Currency, weights, and measures: Impossibly impractical and complicated.

Language: Even worse than the currency, weights, and measures. Although we never worked it out in detail, we agreed that every verb was irregular and that Prussianian had more declensions than any other language. Whenever foreigners threatened to master the language, the natives would add even more cases to it just for the sheer pleasure of confusing and ridiculing them.

Transportation: The skies of Prussiania were filled with zeppelins, propelled by sails when traveling downwind and towed upwind by mighty bull-armadillos. Some were also equipped with fanlike air-oars, which were useless for moving the airships but kept the peasant crewmembers busy.
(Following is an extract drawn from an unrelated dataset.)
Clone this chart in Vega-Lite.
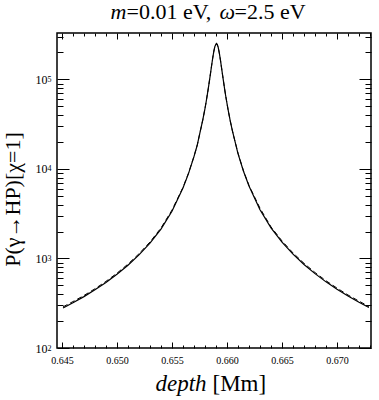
{
  "$schema": "https://vega.github.io/schema/vega-lite/v6.json",
  "autosize": {"type": "none"},
  "padding": {"left": 57, "top": 33, "right": 8, "bottom": 52},
  "width": 314,
  "height": 315,
  "background": "white",
  "config": {
    "font": "Liberation Serif",
    "view": {"stroke": "black", "strokeWidth": 1.5},
    "axis": {"domain": false, "grid": false, "tickColor": "black", "tickWidth": 1, "labelColor": "black", "titleColor": "black", "titleFontWeight": "normal", "labelFont": "Liberation Serif", "titleFont": "Liberation Serif", "labelFlush": false, "labelOverlap": false}
  },
  "datasets": {
    "curves": [
      {"depth": 0.6451, "P": 280, "series": "a"},
      {"depth": 0.646, "P": 320, "series": "a"},
      {"depth": 0.647, "P": 375, "series": "a"},
      {"depth": 0.648, "P": 446, "series": "a"},
      {"depth": 0.649, "P": 539, "series": "a"},
      {"depth": 0.65, "P": 665, "series": "a"},
      {"depth": 0.651, "P": 840, "series": "a"},
      {"depth": 0.652, "P": 1095, "series": "a"},
      {"depth": 0.653, "P": 1484, "series": "a"},
      {"depth": 0.654, "P": 2127, "series": "a"},
      {"depth": 0.655, "P": 3370, "series": "a"},
      {"depth": 0.656, "P": 6130, "series": "a"},
      {"depth": 0.6565, "P": 8870, "series": "a"},
      {"depth": 0.657, "P": 13750, "series": "a"},
      {"depth": 0.6573, "P": 18520, "series": "a"},
      {"depth": 0.6575, "P": 24020, "series": "a"},
      {"depth": 0.6578, "P": 35240, "series": "a"},
      {"depth": 0.658, "P": 47280, "series": "a"},
      {"depth": 0.6581, "P": 55580, "series": "a"},
      {"depth": 0.6583, "P": 79000, "series": "a"},
      {"depth": 0.6585, "P": 116300, "series": "a"},
      {"depth": 0.6586, "P": 142000, "series": "a"},
      {"depth": 0.6587, "P": 172300, "series": "a"},
      {"depth": 0.6588, "P": 204800, "series": "a"},
      {"depth": 0.6589, "P": 233700, "series": "a"},
      {"depth": 0.65904, "P": 252000, "series": "a"},
      {"depth": 0.6591, "P": 248400, "series": "a"},
      {"depth": 0.6592, "P": 228600, "series": "a"},
      {"depth": 0.6593, "P": 198400, "series": "a"},
      {"depth": 0.6594, "P": 166000, "series": "a"},
      {"depth": 0.6595, "P": 136500, "series": "a"},
      {"depth": 0.6596, "P": 111800, "series": "a"},
      {"depth": 0.6598, "P": 76100, "series": "a"},
      {"depth": 0.6599, "P": 63660, "series": "a"},
      {"depth": 0.6601, "P": 45900, "series": "a"},
      {"depth": 0.6603, "P": 34290, "series": "a"},
      {"depth": 0.6605, "P": 26450, "series": "a"},
      {"depth": 0.6607, "P": 20960, "series": "a"},
      {"depth": 0.661, "P": 14820, "series": "a"},
      {"depth": 0.6615, "P": 9440, "series": "a"},
      {"depth": 0.662, "P": 6460, "series": "a"},
      {"depth": 0.663, "P": 3500, "series": "a"},
      {"depth": 0.664, "P": 2195, "series": "a"},
      {"depth": 0.665, "P": 1524, "series": "a"},
      {"depth": 0.666, "P": 1120, "series": "a"},
      {"depth": 0.667, "P": 857, "series": "a"},
      {"depth": 0.668, "P": 677, "series": "a"},
      {"depth": 0.669, "P": 548, "series": "a"},
      {"depth": 0.67, "P": 453, "series": "a"},
      {"depth": 0.671, "P": 380, "series": "a"},
      {"depth": 0.672, "P": 324, "series": "a"},
      {"depth": 0.6729, "P": 283, "series": "a"},
      {"depth": 0.6451, "P": 288, "series": "b"},
      {"depth": 0.646, "P": 330, "series": "b"},
      {"depth": 0.647, "P": 386, "series": "b"},
      {"depth": 0.648, "P": 459, "series": "b"},
      {"depth": 0.649, "P": 555, "series": "b"},
      {"depth": 0.65, "P": 685, "series": "b"},
      {"depth": 0.651, "P": 865, "series": "b"},
      {"depth": 0.652, "P": 1128, "series": "b"},
      {"depth": 0.653, "P": 1528, "series": "b"},
      {"depth": 0.654, "P": 2190, "series": "b"},
      {"depth": 0.655, "P": 3470, "series": "b"},
      {"depth": 0.656, "P": 6220, "series": "b"},
      {"depth": 0.6565, "P": 8960, "series": "b"},
      {"depth": 0.657, "P": 13810, "series": "b"},
      {"depth": 0.6573, "P": 18520, "series": "b"},
      {"depth": 0.6575, "P": 24020, "series": "b"},
      {"depth": 0.6578, "P": 35240, "series": "b"},
      {"depth": 0.658, "P": 47280, "series": "b"},
      {"depth": 0.6581, "P": 55580, "series": "b"},
      {"depth": 0.6583, "P": 79000, "series": "b"},
      {"depth": 0.6585, "P": 116300, "series": "b"},
      {"depth": 0.6586, "P": 142000, "series": "b"},
      {"depth": 0.6587, "P": 172300, "series": "b"},
      {"depth": 0.6588, "P": 204800, "series": "b"},
      {"depth": 0.6589, "P": 233700, "series": "b"},
      {"depth": 0.65904, "P": 252000, "series": "b"},
      {"depth": 0.6591, "P": 248400, "series": "b"},
      {"depth": 0.6592, "P": 228600, "series": "b"},
      {"depth": 0.6593, "P": 198400, "series": "b"},
      {"depth": 0.6594, "P": 166000, "series": "b"},
      {"depth": 0.6595, "P": 136500, "series": "b"},
      {"depth": 0.6596, "P": 111800, "series": "b"},
      {"depth": 0.6598, "P": 76100, "series": "b"},
      {"depth": 0.6599, "P": 63660, "series": "b"},
      {"depth": 0.6601, "P": 45900, "series": "b"},
      {"depth": 0.6603, "P": 34290, "series": "b"},
      {"depth": 0.6605, "P": 26450, "series": "b"},
      {"depth": 0.6607, "P": 20960, "series": "b"},
      {"depth": 0.661, "P": 15080, "series": "b"},
      {"depth": 0.6615, "P": 9510, "series": "b"},
      {"depth": 0.662, "P": 6550, "series": "b"},
      {"depth": 0.663, "P": 3645, "series": "b"},
      {"depth": 0.664, "P": 2255, "series": "b"},
      {"depth": 0.665, "P": 1571, "series": "b"},
      {"depth": 0.666, "P": 1154, "series": "b"},
      {"depth": 0.667, "P": 883, "series": "b"},
      {"depth": 0.668, "P": 697, "series": "b"},
      {"depth": 0.669, "P": 564, "series": "b"},
      {"depth": 0.67, "P": 467, "series": "b"},
      {"depth": 0.671, "P": 391, "series": "b"},
      {"depth": 0.672, "P": 334, "series": "b"},
      {"depth": 0.6729, "P": 291, "series": "b"}
    ]
  },
  "data": {"name": "curves"},
  "layer": [
    {
      "transform": [{"filter": "datum.series == 'a'"}],
      "mark": {"type": "line", "color": "black", "strokeWidth": 1.2, "clip": true},
      "encoding": {
        "x": {"field": "depth", "type": "quantitative", "scale": {"domain": [0.64455, 0.67309], "nice": false, "zero": false},
          "axis": {"orient": "bottom", "values": [0.645, 0.65, 0.655, 0.66, 0.665, 0.67], "format": ".3f", "tickSize": -6, "labelFontSize": 10, "labelPadding": 13,
            "title": "depth", "titleFontStyle": "italic", "titleFontSize": 23, "titleX": 98, "titleY": 42, "titleAlign": "left", "titleBaseline": "alphabetic", "titleAngle": 0}},
        "y": {"field": "P", "type": "quantitative", "scale": {"type": "log", "domain": [100, 330000], "nice": false},
          "axis": {"orient": "left", "values": [100, 1000, 10000, 100000], "labelExpr": "'10'", "tickSize": -12, "labelFontSize": 12, "labelPadding": 22, "labelBaseline": "middle",
            "title": "P(γ→HP)[χ=1]", "titleFontSize": 22, "titleX": -38, "titleY": 166, "titleAngle": -90, "titleAlign": "center", "titleBaseline": "alphabetic"}}
      }
    },
    {
      "transform": [{"filter": "datum.series == 'b'"}],
      "mark": {"type": "line", "color": "black", "strokeWidth": 1, "strokeDash": [5, 3], "clip": true},
      "encoding": {
        "x": {"field": "depth", "type": "quantitative", "scale": {"domain": [0.64455, 0.67309], "nice": false, "zero": false},
          "axis": {"orient": "bottom", "values": [0.646, 0.647, 0.648, 0.649, 0.651, 0.652, 0.653, 0.654, 0.656, 0.657, 0.658, 0.659, 0.661, 0.662, 0.663, 0.664, 0.666, 0.667, 0.668, 0.669, 0.671, 0.672, 0.673], "labels": false, "tickSize": -3,
            "title": "[Mm]", "titleFontSize": 23, "titleX": 155, "titleY": 42, "titleAlign": "left", "titleBaseline": "alphabetic", "titleAngle": 0}},
        "y": {"field": "P", "type": "quantitative", "scale": {"type": "log", "domain": [100, 330000], "nice": false},
          "axis": {"orient": "left", "values": [200, 300, 400, 500, 600, 700, 800, 900, 2000, 3000, 4000, 5000, 6000, 7000, 8000, 9000, 20000, 30000, 40000, 50000, 60000, 70000, 80000, 90000, 200000, 300000], "labels": false, "tickSize": -6, "title": null}}
      }
    },
    {
      "transform": [{"filter": "datum.series == 'a'"}],
      "mark": {"type": "line", "color": "black", "strokeOpacity": 0},
      "encoding": {
        "x": {"field": "depth", "type": "quantitative", "scale": {"domain": [0.64455, 0.67309], "nice": false, "zero": false},
          "axis": {"orient": "top", "values": [0.645, 0.65, 0.655, 0.66, 0.665, 0.67], "labels": false, "tickSize": -6,
            "title": "m", "titleFontStyle": "italic", "titleFontSize": 22, "titleX": 53, "titleY": -15, "titleAlign": "left", "titleBaseline": "alphabetic", "titleAngle": 0}},
        "y": {"field": "P", "type": "quantitative", "scale": {"type": "log", "domain": [100, 330000], "nice": false},
          "axis": {"orient": "right", "values": [100, 1000, 10000, 100000], "labels": false, "tickSize": -12, "title": null}}
      }
    },
    {
      "transform": [{"filter": "datum.series == 'a'"}],
      "mark": {"type": "line", "color": "black", "strokeOpacity": 0},
      "encoding": {
        "x": {"field": "depth", "type": "quantitative", "scale": {"domain": [0.64455, 0.67309], "nice": false, "zero": false},
          "axis": {"orient": "top", "values": [0.646, 0.647, 0.648, 0.649, 0.651, 0.652, 0.653, 0.654, 0.656, 0.657, 0.658, 0.659, 0.661, 0.662, 0.663, 0.664, 0.666, 0.667, 0.668, 0.669, 0.671, 0.672, 0.673], "labels": false, "tickSize": -3,
            "title": "=0.01 eV,", "titleFontSize": 22, "titleX": 69, "titleY": -15, "titleAlign": "left", "titleBaseline": "alphabetic", "titleAngle": 0}},
        "y": {"field": "P", "type": "quantitative", "scale": {"type": "log", "domain": [100, 330000], "nice": false},
          "axis": {"orient": "right", "values": [200, 300, 400, 500, 600, 700, 800, 900, 2000, 3000, 4000, 5000, 6000, 7000, 8000, 9000, 20000, 30000, 40000, 50000, 60000, 70000, 80000, 90000, 200000, 300000], "labels": false, "tickSize": -6, "title": null}}
      }
    },
    {
      "transform": [{"filter": "datum.series == 'a'"}],
      "mark": {"type": "line", "color": "black", "strokeOpacity": 0},
      "encoding": {
        "x": {"field": "depth", "type": "quantitative", "scale": {"domain": [0.64455, 0.67309], "nice": false, "zero": false},
          "axis": {"orient": "top", "values": [0.66], "labels": false, "ticks": false, "tickSize": 0,
            "title": "ω", "titleFontStyle": "italic", "titleFontSize": 22, "titleX": 162, "titleY": -15, "titleAlign": "left", "titleBaseline": "alphabetic", "titleAngle": 0}},
        "y": {"field": "P", "type": "quantitative", "scale": {"type": "log", "domain": [100, 330000], "nice": false},
          "axis": {"orient": "left", "values": [100, 1000, 10000, 100000], "labelExpr": "datum.value == 100 ? '2' : datum.value == 1000 ? '3' : datum.value == 10000 ? '4' : '5'", "ticks": false, "tickSize": 0, "labelPadding": 10, "labelAlign": "left", "labelBaseline": "middle", "labelDy": -4, "labelFontSize": 8, "title": null}}
      }
    },
    {
      "transform": [{"filter": "datum.series == 'a'"}],
      "mark": {"type": "line", "color": "black", "strokeOpacity": 0},
      "encoding": {
        "x": {"field": "depth", "type": "quantitative", "scale": {"domain": [0.64455, 0.67309], "nice": false, "zero": false},
          "axis": {"orient": "top", "values": [0.66], "labels": false, "ticks": false, "tickSize": 0,
            "title": "=2.5 eV", "titleFontSize": 22, "titleX": 177, "titleY": -15, "titleAlign": "left", "titleBaseline": "alphabetic", "titleAngle": 0}},
        "y": {"field": "P", "type": "quantitative", "scale": {"type": "log", "domain": [100, 330000], "nice": false}, "axis": null}
      }
    }
  ],
  "resolve": {"axis": {"x": "independent", "y": "independent"}}
}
History: An endless series of futile rebellions.

Religion: There were two main deities, a fertility goddess named Athea (whose devotees were known as Atheists) and a storm god named Voltus. Oddly, the two sects coexisted peacefully, without religious warfare — probably because the people were too malnourished to care.

Myths and legends: My friends and I developed a whole cycle of Prussianian sagas centered on heroes named after products we saw in the laxative-and-antacid aisle of the local drugstore. There was Petrogalar the Barbarian, raised by armadillos (a sort of cross between Conan the Cimmerian and Tarzan of the Apes); Romilar, leader of a band of outlaws who lived in the woods and all wore pink; and various wizards, witches, mad scientists, sea monsters, and mythical creatures, some of which resembled MuseBloggers’ descriptions of wungs.

It was very silly but great fun while it lasted, and it lasted longer than it had any right to. I’ll try to find some of the original drawings and literature and post them early in 2009.